◆ **Provided data**
--

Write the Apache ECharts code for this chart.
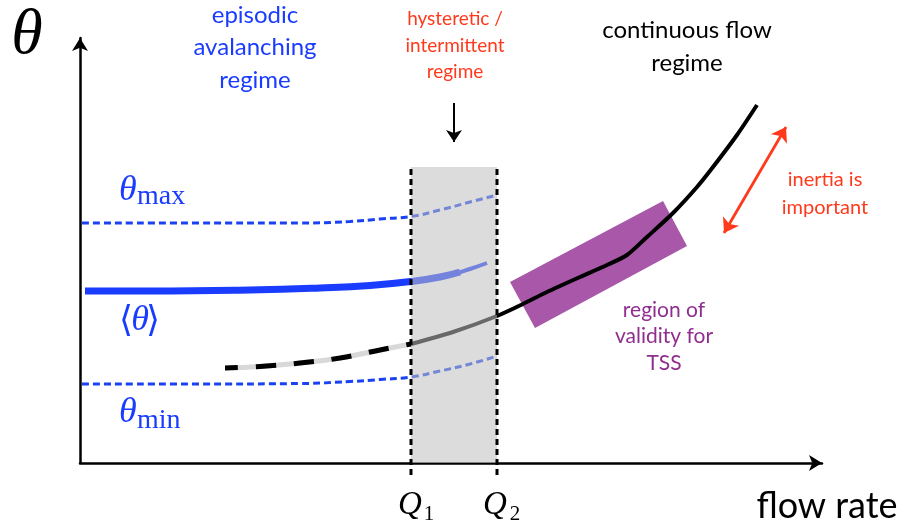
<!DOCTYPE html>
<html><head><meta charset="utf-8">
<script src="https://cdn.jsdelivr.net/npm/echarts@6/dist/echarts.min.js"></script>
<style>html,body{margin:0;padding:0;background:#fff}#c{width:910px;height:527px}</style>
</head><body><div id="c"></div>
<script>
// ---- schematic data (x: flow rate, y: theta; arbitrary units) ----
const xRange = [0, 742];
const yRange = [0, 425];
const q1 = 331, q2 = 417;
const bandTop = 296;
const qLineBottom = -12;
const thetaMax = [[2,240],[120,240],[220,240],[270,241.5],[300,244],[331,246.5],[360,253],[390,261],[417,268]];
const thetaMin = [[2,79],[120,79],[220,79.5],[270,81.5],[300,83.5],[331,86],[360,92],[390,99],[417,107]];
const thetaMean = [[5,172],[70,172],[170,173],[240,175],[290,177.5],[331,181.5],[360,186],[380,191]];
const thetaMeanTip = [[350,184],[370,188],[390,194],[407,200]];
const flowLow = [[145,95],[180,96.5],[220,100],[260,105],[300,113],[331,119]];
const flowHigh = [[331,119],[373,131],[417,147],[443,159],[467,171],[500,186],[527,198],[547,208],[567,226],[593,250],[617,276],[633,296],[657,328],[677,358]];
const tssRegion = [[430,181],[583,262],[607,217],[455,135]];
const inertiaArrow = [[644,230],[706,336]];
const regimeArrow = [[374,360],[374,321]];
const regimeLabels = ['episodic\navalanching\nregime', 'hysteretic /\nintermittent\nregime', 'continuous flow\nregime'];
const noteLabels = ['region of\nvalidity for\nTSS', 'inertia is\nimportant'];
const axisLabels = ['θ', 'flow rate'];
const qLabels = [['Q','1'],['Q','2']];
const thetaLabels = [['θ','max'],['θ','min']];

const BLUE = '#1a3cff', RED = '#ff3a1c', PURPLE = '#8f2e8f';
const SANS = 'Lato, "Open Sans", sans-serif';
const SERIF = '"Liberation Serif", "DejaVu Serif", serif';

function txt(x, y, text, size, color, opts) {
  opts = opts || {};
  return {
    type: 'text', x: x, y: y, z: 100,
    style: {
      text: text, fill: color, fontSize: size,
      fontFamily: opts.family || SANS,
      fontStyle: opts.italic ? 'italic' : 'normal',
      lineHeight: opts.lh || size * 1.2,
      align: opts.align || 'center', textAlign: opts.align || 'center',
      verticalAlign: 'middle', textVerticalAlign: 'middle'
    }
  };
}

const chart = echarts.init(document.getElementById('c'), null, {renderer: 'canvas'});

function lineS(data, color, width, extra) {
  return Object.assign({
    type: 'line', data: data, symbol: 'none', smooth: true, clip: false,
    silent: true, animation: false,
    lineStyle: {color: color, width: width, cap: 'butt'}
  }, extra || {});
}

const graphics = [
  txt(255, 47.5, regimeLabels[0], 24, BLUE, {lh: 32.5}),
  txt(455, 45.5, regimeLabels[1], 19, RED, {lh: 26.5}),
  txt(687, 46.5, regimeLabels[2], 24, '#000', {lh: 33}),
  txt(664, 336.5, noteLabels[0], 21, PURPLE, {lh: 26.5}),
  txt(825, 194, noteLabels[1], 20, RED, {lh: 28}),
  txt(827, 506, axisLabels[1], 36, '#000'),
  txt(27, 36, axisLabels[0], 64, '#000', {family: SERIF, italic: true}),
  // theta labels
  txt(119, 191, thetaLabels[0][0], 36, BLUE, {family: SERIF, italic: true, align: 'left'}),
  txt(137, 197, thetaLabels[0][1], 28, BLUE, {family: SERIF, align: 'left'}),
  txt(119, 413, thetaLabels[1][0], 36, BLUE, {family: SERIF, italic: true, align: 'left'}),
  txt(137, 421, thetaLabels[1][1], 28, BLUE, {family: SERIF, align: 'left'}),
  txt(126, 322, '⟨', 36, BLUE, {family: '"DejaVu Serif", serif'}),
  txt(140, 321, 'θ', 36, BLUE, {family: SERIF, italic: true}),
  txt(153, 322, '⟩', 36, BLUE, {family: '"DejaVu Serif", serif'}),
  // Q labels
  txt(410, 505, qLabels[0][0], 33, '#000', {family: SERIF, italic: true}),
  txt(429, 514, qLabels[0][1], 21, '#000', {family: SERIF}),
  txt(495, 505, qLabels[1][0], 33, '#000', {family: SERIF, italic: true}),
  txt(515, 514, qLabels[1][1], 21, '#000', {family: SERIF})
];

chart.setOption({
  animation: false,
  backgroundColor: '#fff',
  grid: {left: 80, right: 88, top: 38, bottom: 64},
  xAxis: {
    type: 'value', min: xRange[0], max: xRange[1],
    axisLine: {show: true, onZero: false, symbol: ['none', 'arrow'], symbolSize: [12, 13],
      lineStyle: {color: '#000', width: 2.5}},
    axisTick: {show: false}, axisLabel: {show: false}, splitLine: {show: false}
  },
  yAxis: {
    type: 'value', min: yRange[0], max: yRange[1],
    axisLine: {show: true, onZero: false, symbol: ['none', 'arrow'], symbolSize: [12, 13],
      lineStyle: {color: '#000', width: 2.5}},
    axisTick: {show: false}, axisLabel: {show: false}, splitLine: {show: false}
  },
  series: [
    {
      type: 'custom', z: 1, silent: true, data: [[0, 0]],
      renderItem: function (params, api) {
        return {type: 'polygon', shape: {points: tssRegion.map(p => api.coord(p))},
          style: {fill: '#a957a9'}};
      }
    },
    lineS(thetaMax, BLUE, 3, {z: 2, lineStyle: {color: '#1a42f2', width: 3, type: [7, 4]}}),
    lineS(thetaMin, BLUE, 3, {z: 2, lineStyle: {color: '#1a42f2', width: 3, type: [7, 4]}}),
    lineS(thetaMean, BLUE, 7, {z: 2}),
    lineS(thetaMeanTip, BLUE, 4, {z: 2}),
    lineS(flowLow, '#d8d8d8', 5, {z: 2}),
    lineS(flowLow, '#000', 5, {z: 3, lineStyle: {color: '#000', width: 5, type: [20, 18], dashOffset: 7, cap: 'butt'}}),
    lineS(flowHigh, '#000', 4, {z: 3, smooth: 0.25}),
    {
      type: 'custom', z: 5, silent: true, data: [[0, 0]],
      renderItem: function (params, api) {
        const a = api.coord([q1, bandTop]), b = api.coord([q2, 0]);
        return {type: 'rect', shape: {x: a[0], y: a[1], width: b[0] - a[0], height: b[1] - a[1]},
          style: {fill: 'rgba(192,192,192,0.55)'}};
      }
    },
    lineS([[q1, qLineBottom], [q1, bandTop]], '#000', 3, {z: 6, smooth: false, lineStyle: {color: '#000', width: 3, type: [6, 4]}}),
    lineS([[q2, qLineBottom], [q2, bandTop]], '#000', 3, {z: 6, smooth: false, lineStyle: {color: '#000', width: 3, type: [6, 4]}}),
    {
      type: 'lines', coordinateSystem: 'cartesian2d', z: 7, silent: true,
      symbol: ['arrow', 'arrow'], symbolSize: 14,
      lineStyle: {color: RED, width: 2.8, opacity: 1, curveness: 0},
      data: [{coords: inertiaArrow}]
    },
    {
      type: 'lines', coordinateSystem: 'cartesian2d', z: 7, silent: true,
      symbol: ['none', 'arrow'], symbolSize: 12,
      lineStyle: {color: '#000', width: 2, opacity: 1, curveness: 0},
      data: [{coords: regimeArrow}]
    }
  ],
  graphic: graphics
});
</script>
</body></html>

--

◆ **Given task**
Exclude every picture and copy the remaining data exactly.

◆ **Response to the exercise**
Write the Apache ECharts code for this chart.
<!DOCTYPE html>
<html><head><meta charset="utf-8">
<script src="https://cdn.jsdelivr.net/npm/echarts@6/dist/echarts.min.js"></script>
<style>html,body{margin:0;padding:0;background:#fff}#c{width:910px;height:527px}</style>
</head><body><div id="c"></div>
<script>
// ---- schematic data (x: flow rate, y: theta; arbitrary units) ----
const xRange = [0, 742];
const yRange = [0, 425];
const q1 = 331, q2 = 417;
const bandTop = 296;
const qLineBottom = -12;
const thetaMax = [[2,240],[120,240],[220,240],[270,241.5],[300,244],[331,246.5],[360,253],[390,261],[417,268]];
const thetaMin = [[2,79],[120,79],[220,79.5],[270,81.5],[300,83.5],[331,86],[360,92],[390,99],[417,107]];
const thetaMean = [[5,172],[70,172],[170,173],[240,175],[290,177.5],[331,181.5],[360,186],[380,191]];
const thetaMeanTip = [[350,184],[370,188],[390,194],[407,200]];
const flowLow = [[145,95],[180,96.5],[220,100],[260,105],[300,113],[331,119]];
const flowHigh = [[331,119],[373,131],[417,147],[443,159],[467,171],[500,186],[527,198],[547,208],[567,226],[593,250],[617,276],[633,296],[657,328],[677,358]];
const tssRegion = [[430,181],[583,262],[607,217],[455,135]];
const inertiaArrow = [[644,230],[706,336]];
const regimeArrow = [[374,360],[374,321]];
const regimeLabels = ['episodic\navalanching\nregime', 'hysteretic /\nintermittent\nregime', 'continuous flow\nregime'];
const noteLabels = ['region of\nvalidity for\nTSS', 'inertia is\nimportant'];
const axisLabels = ['θ', 'flow rate'];
const qLabels = [['Q','1'],['Q','2']];
const thetaLabels = [['θ','max'],['θ','min']];

const BLUE = '#1a3cff', RED = '#ff3a1c', PURPLE = '#8f2e8f';
const SANS = 'Lato, "Open Sans", sans-serif';
const SERIF = '"Liberation Serif", "DejaVu Serif", serif';

function txt(x, y, text, size, color, opts) {
  opts = opts || {};
  return {
    type: 'text', x: x, y: y, z: 100,
    style: {
      text: text, fill: color, fontSize: size,
      fontFamily: opts.family || SANS,
      fontStyle: opts.italic ? 'italic' : 'normal',
      lineHeight: opts.lh || size * 1.2,
      align: opts.align || 'center', textAlign: opts.align || 'center',
      verticalAlign: 'middle', textVerticalAlign: 'middle'
    }
  };
}

const chart = echarts.init(document.getElementById('c'), null, {renderer: 'canvas'});

function lineS(data, color, width, extra) {
  return Object.assign({
    type: 'line', data: data, symbol: 'none', smooth: true, clip: false,
    silent: true, animation: false,
    lineStyle: {color: color, width: width, cap: 'butt'}
  }, extra || {});
}

const graphics = [
  txt(255, 47.5, regimeLabels[0], 24, BLUE, {lh: 32.5}),
  txt(455, 45.5, regimeLabels[1], 19, RED, {lh: 26.5}),
  txt(687, 46.5, regimeLabels[2], 24, '#000', {lh: 33}),
  txt(664, 336.5, noteLabels[0], 21, PURPLE, {lh: 26.5}),
  txt(825, 194, noteLabels[1], 20, RED, {lh: 28}),
  txt(827, 506, axisLabels[1], 36, '#000'),
  txt(27, 36, axisLabels[0], 64, '#000', {family: SERIF, italic: true}),
  // theta labels
  txt(119, 191, thetaLabels[0][0], 36, BLUE, {family: SERIF, italic: true, align: 'left'}),
  txt(137, 197, thetaLabels[0][1], 28, BLUE, {family: SERIF, align: 'left'}),
  txt(119, 413, thetaLabels[1][0], 36, BLUE, {family: SERIF, italic: true, align: 'left'}),
  txt(137, 421, thetaLabels[1][1], 28, BLUE, {family: SERIF, align: 'left'}),
  txt(126, 322, '⟨', 36, BLUE, {family: '"DejaVu Serif", serif'}),
  txt(140, 321, 'θ', 36, BLUE, {family: SERIF, italic: true}),
  txt(153, 322, '⟩', 36, BLUE, {family: '"DejaVu Serif", serif'}),
  // Q labels
  txt(410, 505, qLabels[0][0], 33, '#000', {family: SERIF, italic: true}),
  txt(429, 514, qLabels[0][1], 21, '#000', {family: SERIF}),
  txt(495, 505, qLabels[1][0], 33, '#000', {family: SERIF, italic: true}),
  txt(515, 514, qLabels[1][1], 21, '#000', {family: SERIF})
];

chart.setOption({
  animation: false,
  backgroundColor: '#fff',
  grid: {left: 80, right: 88, top: 38, bottom: 64},
  xAxis: {
    type: 'value', min: xRange[0], max: xRange[1],
    axisLine: {show: true, onZero: false, symbol: ['none', 'arrow'], symbolSize: [12, 13],
      lineStyle: {color: '#000', width: 2.5}},
    axisTick: {show: false}, axisLabel: {show: false}, splitLine: {show: false}
  },
  yAxis: {
    type: 'value', min: yRange[0], max: yRange[1],
    axisLine: {show: true, onZero: false, symbol: ['none', 'arrow'], symbolSize: [12, 13],
      lineStyle: {color: '#000', width: 2.5}},
    axisTick: {show: false}, axisLabel: {show: false}, splitLine: {show: false}
  },
  series: [
    {
      type: 'custom', z: 1, silent: true, data: [[0, 0]],
      renderItem: function (params, api) {
        return {type: 'polygon', shape: {points: tssRegion.map(p => api.coord(p))},
          style: {fill: '#a957a9'}};
      }
    },
    lineS(thetaMax, BLUE, 3, {z: 2, lineStyle: {color: '#1a42f2', width: 3, type: [7, 4]}}),
    lineS(thetaMin, BLUE, 3, {z: 2, lineStyle: {color: '#1a42f2', width: 3, type: [7, 4]}}),
    lineS(thetaMean, BLUE, 7, {z: 2}),
    lineS(thetaMeanTip, BLUE, 4, {z: 2}),
    lineS(flowLow, '#d8d8d8', 5, {z: 2}),
    lineS(flowLow, '#000', 5, {z: 3, lineStyle: {color: '#000', width: 5, type: [20, 18], dashOffset: 7, cap: 'butt'}}),
    lineS(flowHigh, '#000', 4, {z: 3, smooth: 0.25}),
    {
      type: 'custom', z: 5, silent: true, data: [[0, 0]],
      renderItem: function (params, api) {
        const a = api.coord([q1, bandTop]), b = api.coord([q2, 0]);
        return {type: 'rect', shape: {x: a[0], y: a[1], width: b[0] - a[0], height: b[1] - a[1]},
          style: {fill: 'rgba(192,192,192,0.55)'}};
      }
    },
    lineS([[q1, qLineBottom], [q1, bandTop]], '#000', 3, {z: 6, smooth: false, lineStyle: {color: '#000', width: 3, type: [6, 4]}}),
    lineS([[q2, qLineBottom], [q2, bandTop]], '#000', 3, {z: 6, smooth: false, lineStyle: {color: '#000', width: 3, type: [6, 4]}}),
    {
      type: 'lines', coordinateSystem: 'cartesian2d', z: 7, silent: true,
      symbol: ['arrow', 'arrow'], symbolSize: 14,
      lineStyle: {color: RED, width: 2.8, opacity: 1, curveness: 0},
      data: [{coords: inertiaArrow}]
    },
    {
      type: 'lines', coordinateSystem: 'cartesian2d', z: 7, silent: true,
      symbol: ['none', 'arrow'], symbolSize: 12,
      lineStyle: {color: '#000', width: 2, opacity: 1, curveness: 0},
      data: [{coords: regimeArrow}]
    }
  ],
  graphic: graphics
});
</script>
</body></html>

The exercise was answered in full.